Again, the right to restitution is not an absolute one. "On the reversal of a judgment or decree, the law raises an obligation on the part of the party who has received benefits from its enforcement to restore those benefits to the adverse party, and the party who has lost money or property by reason of the enforcement of the judgment is entitled to be restored thereto, irrespective of the merits of the controversy between the parties, but subject to the discretion of the lower court. In a proper proceeding therefor, the lower court has power, as a matter of inherent right and in some states by virtue of express statutory authority, to order and compel restitution; but it will not exercise this power where there is another sufficient and available remedy, where the party in possession of the money or property in question is equitably entitled to retain it, or where the money has been paid otherwise than in pursuance of the judgment or decree which has been reversed." Id. 1235.
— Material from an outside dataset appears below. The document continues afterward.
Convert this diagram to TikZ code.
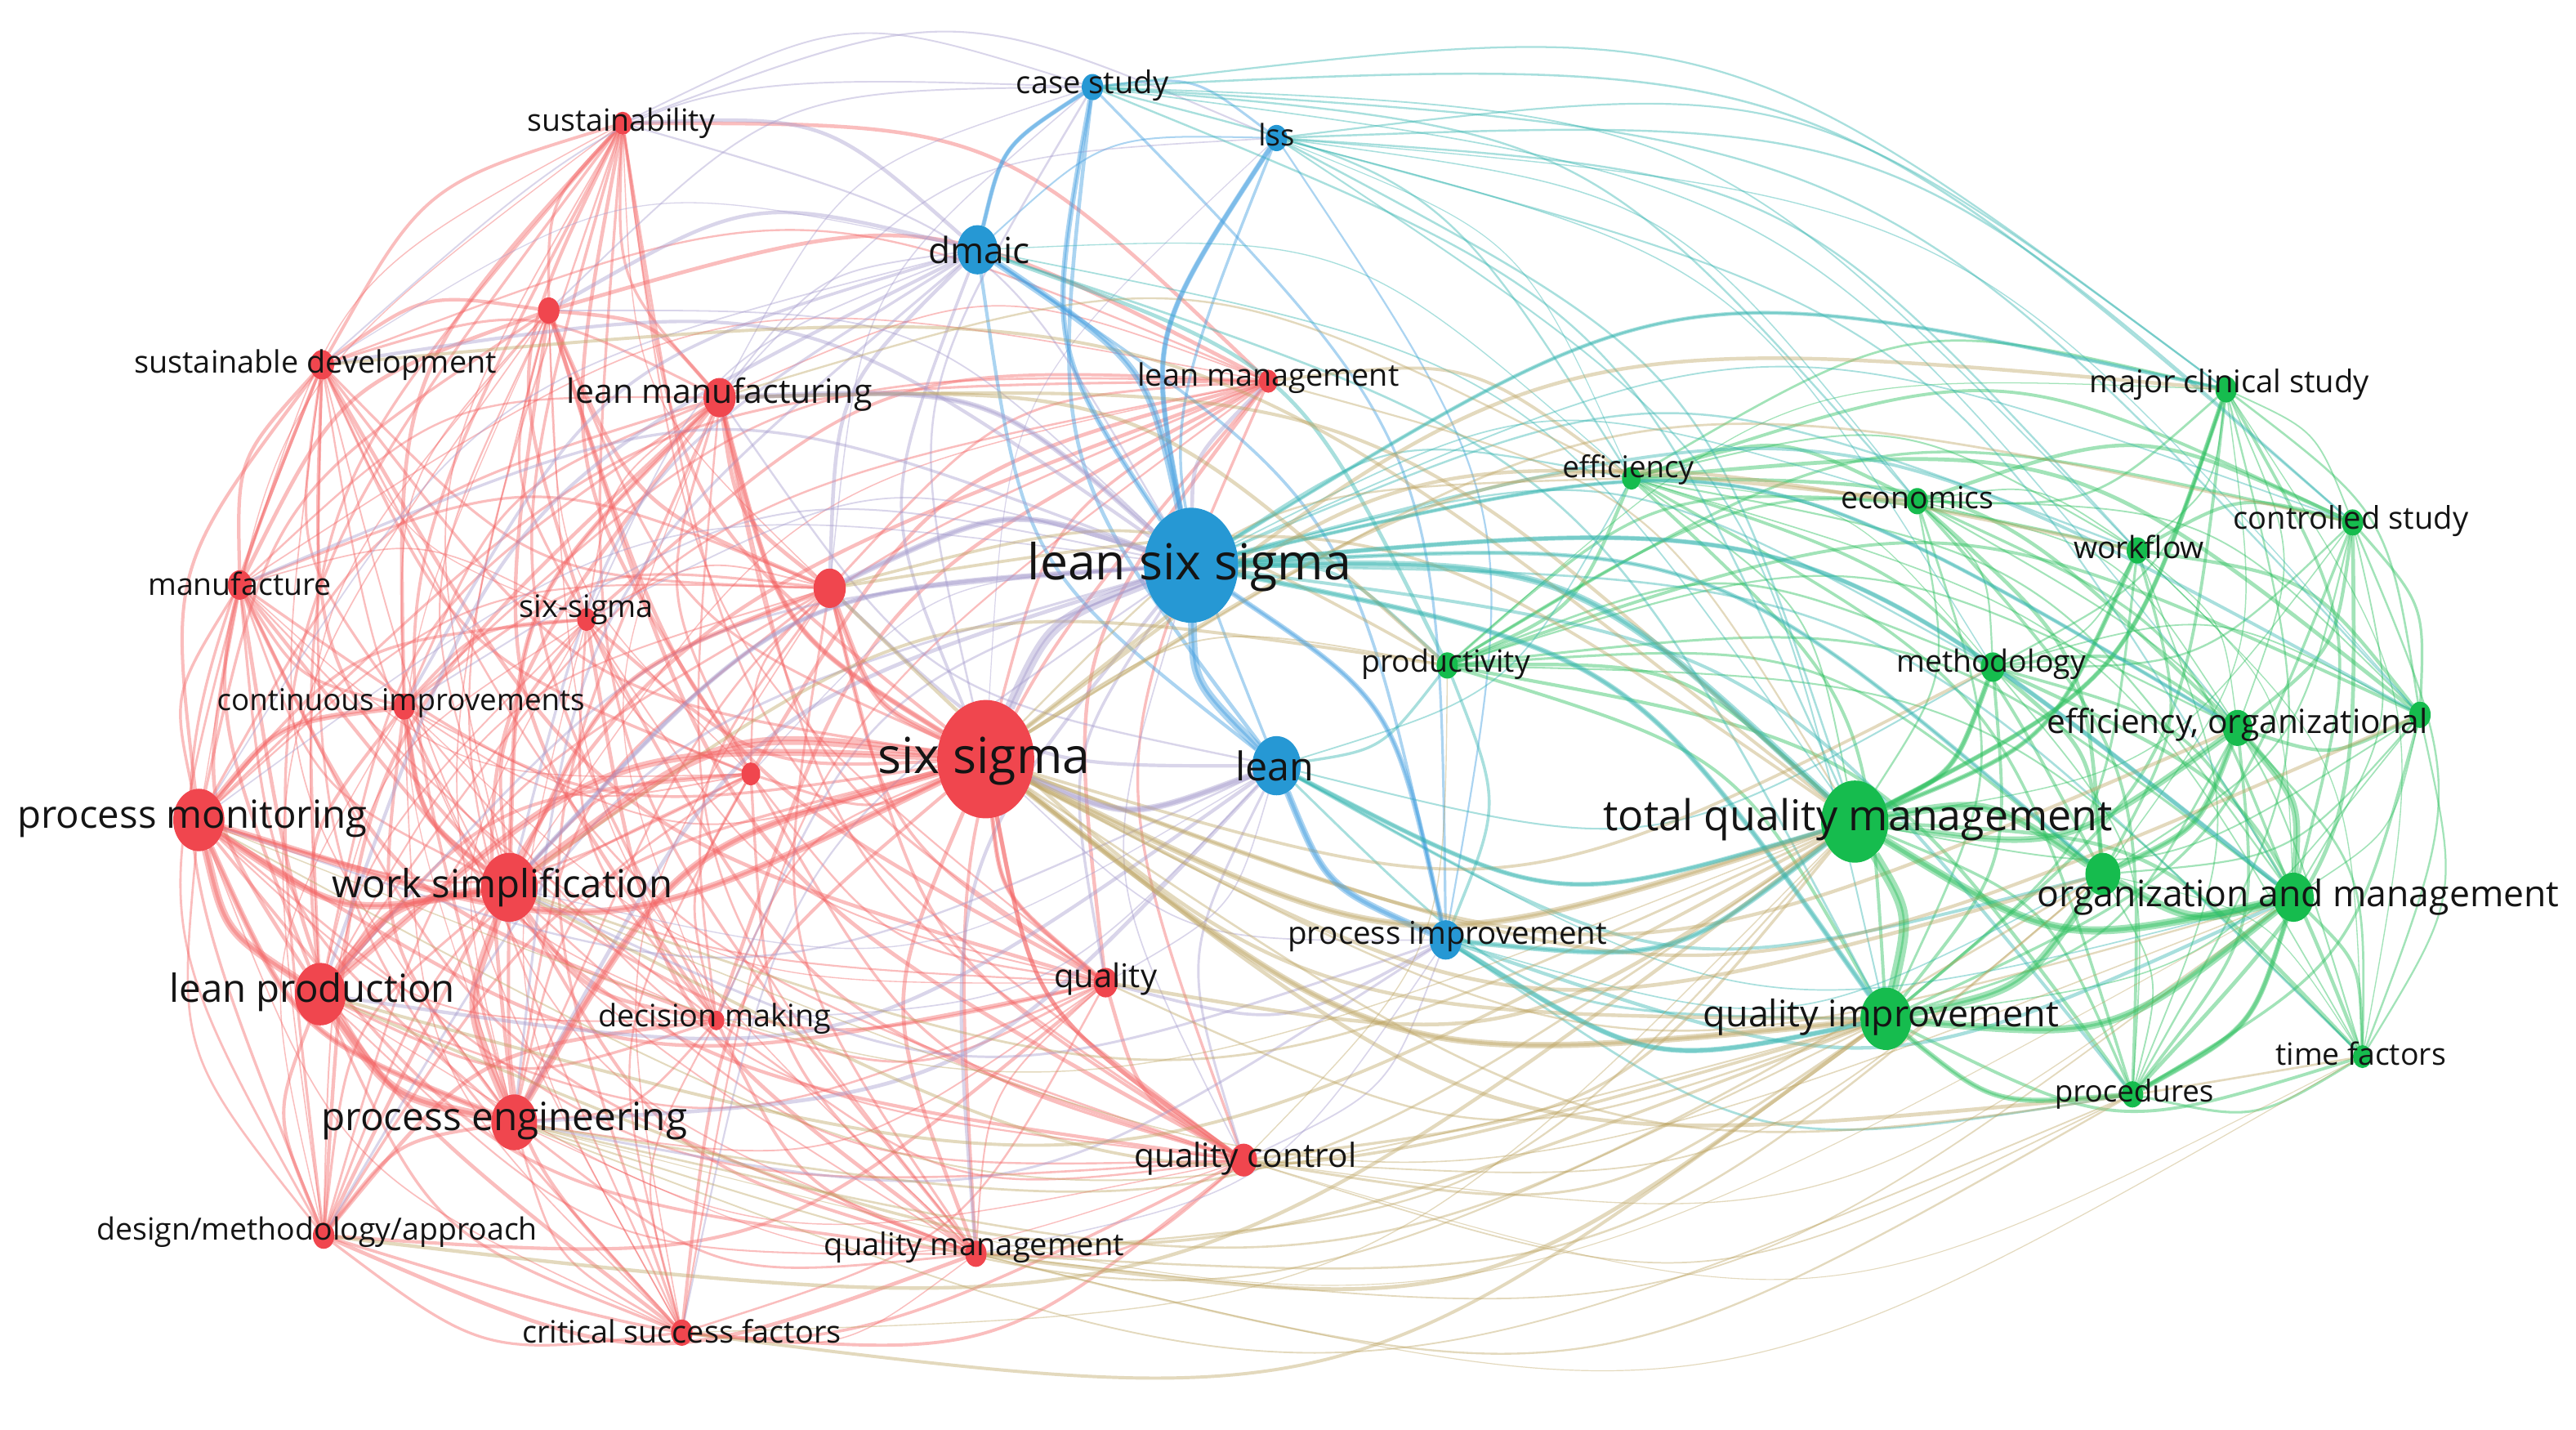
\documentclass[tikz,border=0pt]{standalone}
\usepackage{fontspec}
\setmainfont{Open Sans}
\usetikzlibrary{shapes.geometric,calc}
\pgfdeclarelayer{bg}
\pgfdeclarelayer{edges}
\pgfsetlayers{bg,edges,main}

\definecolor{cR}{RGB}{240,70,78}
\definecolor{cB}{RGB}{38,152,212}
\definecolor{cG}{RGB}{22,188,78}
\definecolor{eR}{RGB}{244,100,100}
\definecolor{eB}{RGB}{70,160,225}
\definecolor{eG}{RGB}{45,192,95}
\definecolor{eRB}{RGB}{165,155,205}
\definecolor{eRG}{RGB}{190,165,100}
\definecolor{eBG}{RGB}{50,180,175}

\tikzset{
  nd/.style={ellipse, inner sep=0pt, outer sep=0pt, minimum height=2*#1*0.2mm, minimum width=1.64*#1*0.2mm},
  lab/.style={font=\fontsize{#1}{#1}\selectfont, inner sep=0pt, text=black!92},
  lnR/.style={draw=eR, draw opacity=0.42},
  lnB/.style={draw=eB, draw opacity=0.45},
  lnG/.style={draw=eG, draw opacity=0.44},
  lnRB/.style={draw=eRB, draw opacity=0.42},
  lnRG/.style={draw=eRG, draw opacity=0.42},
  lnBG/.style={draw=eBG, draw opacity=0.42},
}

\newcommand\kcurve{0.2}
\newcommand\edgeto[4]{%
  \path (#1.center); \pgfgetlastxy{\ax}{\ay}%
  \path (#2.center); \pgfgetlastxy{\bx}{\by}%
  \pgfmathsetmacro\dxx{((\bx)-(\ax))/100}%
  \pgfmathsetmacro\dyy{((\by)-(\ay))/100}%
  \pgfmathsetmacro\mxx{(((\ax)+(\bx))/2-(\Cx))/100}%
  \pgfmathsetmacro\myy{(((\ay)+(\by))/2-(\Cy))/100}%
  \pgfmathsetmacro\sgn{(0-(\dyy)*(\mxx)+(\dxx)*(\myy))<0?-1:1}%
  \pgfmathsetmacro\qx{((\ax)+(\bx))/2-(\sgn)*\kcurve*((\by)-(\ay))}%
  \pgfmathsetmacro\qy{((\ay)+(\by))/2+(\sgn)*\kcurve*((\bx)-(\ax))}%
  \draw[#3, line width=#4 pt] (#1) .. controls (\qx pt,\qy pt) .. (#2);%
}
\newcommand\rw{\pgfmathsetmacro\w{0.35+1.0*rnd}}
\newcommand\tw{\pgfmathsetmacro\w{0.3+0.45*rnd}}

\def\redlist{sus,r1,sd,lm,mf,ss2,r2,ci,pm,r3,ss,ws,lp,dm,qu,pe,qc,dma,qm,csf,lmg}
\def\bluelist{cs,lss,dmaic,lsix,lean,pi}
\def\greenlist{eff,eco,mcs,cst,wf,prod,meth,effo,g1,tqm,g2,oam,qi,proc,tf}

\begin{document}
\begin{tikzpicture}[x=0.02cm,y=-0.02cm]
\useasboundingbox (0,0) rectangle (1568,870);
\begin{pgfonlayer}{bg}
\fill[white] (0,0) rectangle (1568,870);
\end{pgfonlayer}
\path (785,440); \pgfgetlastxy{\Cx}{\Cy}
\pgfmathsetseed{12345}

% ---------- nodes ----------
\foreach \n/\x/\y/\r in {sus/379/75/7, r1/334/189/8, sd/196/222/9, lm/438/242/12,
  mf/146/356/9, ss2/357/377/7, r2/505/358/12, ci/246/430/8, pm/121/499/19,
  r3/457/471/7, ss/600/462/36, ws/310/540/21, lp/195/605/19, dm/436/621/6,
  qu/673/598/9, pe/313/683/17, qc/757/706/10, dma/197/752/8, qm/594/763/8,
  csf/415/811/8, lmg/772/232/7}
  \node[nd=\r, fill=cR] (\n) at (\x,\y) {};
\foreach \n/\x/\y/\r in {cs/665/53/8, lss/777/84/8, dmaic/595/152/15,
  lsix/725/344/35, lean/777/466/18, pi/880/572/12}
  \node[nd=\r, fill=cB] (\n) at (\x,\y) {};
\foreach \n/\x/\y/\r in {eff/993/291/7, eco/1167/305/8, mcs/1355/237/8,
  cst/1432/318/8, wf/1301/335/8, prod/881/405/8, meth/1213/406/9,
  effo/1362/443/11, g1/1473/435/8, tqm/1129/500/25, g2/1280/532/13,
  oam/1396/546/15, qi/1148/620/19, proc/1298/666/8, tf/1438/643/7}
  \node[nd=\r, fill=cG] (\n) at (\x,\y) {};

% ---------- edges ----------
\begin{pgfonlayer}{edges}
\foreach \a [count=\i] in \redlist {\foreach \b [count=\j] in \redlist {%
  \ifnum\j>\i\relax \rw\edgeto{\a}{\b}{lnR}{\w}\fi}}
\foreach \a [count=\i] in \bluelist {\foreach \b [count=\j] in \bluelist {%
  \ifnum\j>\i\relax \rw\edgeto{\a}{\b}{lnB}{\w}\fi}}
\foreach \a [count=\i] in \greenlist {\foreach \b [count=\j] in \greenlist {%
  \ifnum\j>\i\relax \rw\edgeto{\a}{\b}{lnG}{\w}\fi}}

% blue - red
\foreach \b in \redlist {\rw\edgeto{lsix}{\b}{lnRB}{\w}}
\foreach \b in {lm,sd,sus,r1,r2,ss,ws,pm,lp,pe,ci,ss2} {\rw\edgeto{dmaic}{\b}{lnRB}{\w}}
\foreach \b in {ss,r2,lm,ws,pe,qu,qc,lp,pm,dm} {\rw\edgeto{lean}{\b}{lnRB}{\w}}
\foreach \b in {ss,qu,qc,qm,pe,ws} {\rw\edgeto{pi}{\b}{lnRB}{\w}}
\foreach \b in {sus,lm,ss,r1,sd,r2} {\tw\edgeto{cs}{\b}{lnRB}{\w}}
\foreach \b in {ss,lm,sus} {\tw\edgeto{lss}{\b}{lnRB}{\w}}
% blue - green
\foreach \b in \greenlist {\rw\edgeto{lsix}{\b}{lnBG}{\w}}
\foreach \b in {tqm,qi,oam,prod,eff,g2,meth} {\rw\edgeto{lean}{\b}{lnBG}{\w}}
\foreach \b in {tqm,qi,oam,g2,proc,prod} {\rw\edgeto{pi}{\b}{lnBG}{\w}}
\foreach \b in {mcs,tqm,eff,eco,g1,cst,effo,wf} {\tw\edgeto{cs}{\b}{lnBG}{\w}}
\foreach \b in {tqm,mcs,eff,qi,eco,cst,g1,wf,meth,oam} {\tw\edgeto{lss}{\b}{lnBG}{\w}}
\foreach \b in {tqm,qi,prod,eff} {\rw\edgeto{dmaic}{\b}{lnBG}{\w}}
% red - green
\foreach \b in \greenlist {\rw\edgeto{ss}{\b}{lnRG}{\w}}
\foreach \b in {lm,r2,pm,ws,lp,pe,qc,qm,qu,csf,dma,lmg,sd} {\rw\edgeto{tqm}{\b}{lnRG}{\w}}
\foreach \b in {qc,qm,qu,pe,lp,ws,pm,csf,r2} {\rw\edgeto{qi}{\b}{lnRG}{\w}}
\foreach \b in {qc,ws,pe,qm} {\tw\edgeto{oam}{\b}{lnRG}{\w}}
\foreach \b in {lm,ws,r2,qc} {\rw\edgeto{prod}{\b}{lnRG}{\w}}
\foreach \b in {lmg,lm} {\rw\edgeto{eff}{\b}{lnRG}{\w}}
\foreach \b in {qm,qc,pe} {\tw\edgeto{proc}{\b}{lnRG}{\w}}
\foreach \b in {qc,qm} {\tw\edgeto{tf}{\b}{lnRG}{\w}}
\foreach \b in {qc,pe,qm} {\tw\edgeto{g2}{\b}{lnRG}{\w}}

% strong links
\foreach \a/\b/\c/\ww in {ss/lsix/lnRB/3.5, ss/lean/lnRB/2.2, ss/ws/lnR/3,
  ss/pm/lnR/2.4, ss/lp/lnR/2.4, ss/pe/lnR/2.6, ss/r2/lnR/2, ss/lm/lnR/1.8,
  ss/qu/lnR/1.5, ss/qc/lnR/1.5, ws/lp/lnR/3, ws/pm/lnR/2.5, ws/pe/lnR/3,
  lp/pe/lnR/3, lp/pm/lnR/2.8, pm/pe/lnR/2, ci/pm/lnR/2, ci/ws/lnR/1.8,
  lm/ws/lnR/1.6, r2/ws/lnR/1.6, lsix/dmaic/lnB/2.4, lsix/lean/lnB/3,
  lsix/cs/lnB/1.8, lsix/lss/lnB/1.8, lsix/pi/lnB/1.8, lean/pi/lnB/2.4,
  dmaic/cs/lnB/1.5, lsix/tqm/lnBG/2.4, lsix/qi/lnBG/1.8, lsix/lm/lnRB/1.8,
  lsix/r2/lnRB/2, lsix/ws/lnRB/1.6, lsix/oam/lnBG/1.6, lsix/g2/lnBG/1.4,
  lsix/effo/lnBG/1.3, lsix/mcs/lnBG/1.3,
  tqm/qi/lnG/3.5, tqm/oam/lnG/2.8,
  tqm/g2/lnG/2.8, tqm/effo/lnG/2.2, qi/oam/lnG/2.6, qi/g2/lnG/2.8,
  oam/g2/lnG/2.8, effo/oam/lnG/2.4, effo/g2/lnG/2, tqm/meth/lnG/1.8,
  qi/proc/lnG/1.8, oam/proc/lnG/1.8, tqm/mcs/lnG/1.6, tqm/wf/lnG/1.6,
  ss/tqm/lnRG/2.2, ss/qi/lnRG/2.2, pi/tqm/lnBG/1.8, pi/qi/lnBG/1.8,
  lean/tqm/lnBG/1.6}
  {\edgeto{\a}{\b}{\c}{\ww}}
\end{pgfonlayer}

% ---------- labels ----------
\node[lab=10.6] (sus-t) at (378,75) {sustainability};
\node[lab=10.7] (sd-t) at (192,222) {sustainable development};
\node[lab=11.6] (lm-t) at (438,240) {lean manufacturing};
\node[lab=10.6] (mf-t) at (146,355) {manufacture};
\node[lab=10.7] (ss2-t) at (357,371) {six-sigma};
\node[lab=10.4] (ci-t) at (244,428) {continuous improvements};
\node[lab=13.4] (pm-t) at (117,498) {process monitoring};
\node[lab=13.4] (ws-t) at (306,540) {work simplification};
\node[lab=13.4] (lp-t) at (190,604) {lean production};
\node[lab=10.7] (dm-t) at (435,620) {decision making};
\node[lab=13.5] (pe-t) at (307,682) {process engineering};
\node[lab=10.6] (dma-t) at (193,750) {design/methodology/approach};
\node[lab=10.7] (csf-t) at (415,810) {critical success factors};
\node[lab=10.8] (qm-t) at (593,759) {quality management};
\node[lab=11.5] (qc-t) at (758,705) {quality control};
\node[lab=11.3] (qu-t) at (673,596) {quality};
\node[lab=17.2] (ss-t) at (599,463) {six sigma};
\node[lab=10.7] (lmg-t) at (772,230) {lean management};
\node[lab=10.8] (cs-t) at (665,52) {case study};
\node[lab=10.3] (lss-t) at (777,82) {lss};
\node[lab=12.5] (dmaic-t) at (596,152) {dmaic};
\node[lab=17.2] (lsix-t) at (724,345) {lean six sigma};
\node[lab=13.7] (lean-t) at (776,466) {lean};
\node[lab=10.9] (pi-t) at (881,570) {process improvement};
\node[lab=10.6] (prod-t) at (880,404) {productivity};
\node[lab=10.4] (eff-t) at (991,286) {efficiency};
\node[lab=10.6] (eco-t) at (1167,303) {economics};
\node[lab=10.8] (mcs-t) at (1357,234) {major clinical study};
\node[lab=10.8] (cst-t) at (1431,317) {controlled study};
\node[lab=10.6] (wf-t) at (1302,333) {workflow};
\node[lab=10.6] (meth-t) at (1212,404) {methodology};
\node[lab=11.5] (effo-t) at (1362,441) {efficiency, organizational};
\node[lab=14.7] (tqm-t) at (1131,499) {total quality management};
\node[lab=12.6] (oam-t) at (1399,546) {organization and management};
\node[lab=12.7] (qi-t) at (1145,619) {quality improvement};
\node[lab=10.4] (proc-t) at (1299,666) {procedures};
\node[lab=10.6] (tf-t) at (1437,641) {time factors};
\end{tikzpicture}
\end{document}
As already appears, the Supreme Court of the state decided that the plaintiff in error was not entitled to the money which the court below had directed to be paid into its registry, and in so deciding that court acted within its jurisdiction, and its judgment, whether right or wrong, is not subject to review here.
A slightly different question is presented by the sale under the Idaho judgment. Counsel for the plaintiff in error seems to assume that when the Washington judgment was reversed the Idaho judgment fell with it, but such is not the law. Deposit Bank v. Frankfort, 24 S. Ct. 154, 191 U.S. 499, 48 L. Ed. 276; Parkhurst v. Berdell, 18 N.E. 123, 110 N.Y. 386, 6 Am. St. Rep. 384; State v. Tillotson, 117 P. 1030, 85 Kan. 577, Ann. Cas. 1913A, 464.
It follows from this that the sale under the Idaho judgment cannot be called in question in a collateral proceeding. The judgment must stand until vacated or set aside by the court in which it was rendered. The demurrer to the affirmative defense was properly overruled, and the judgment of the court below is therefore affirmed.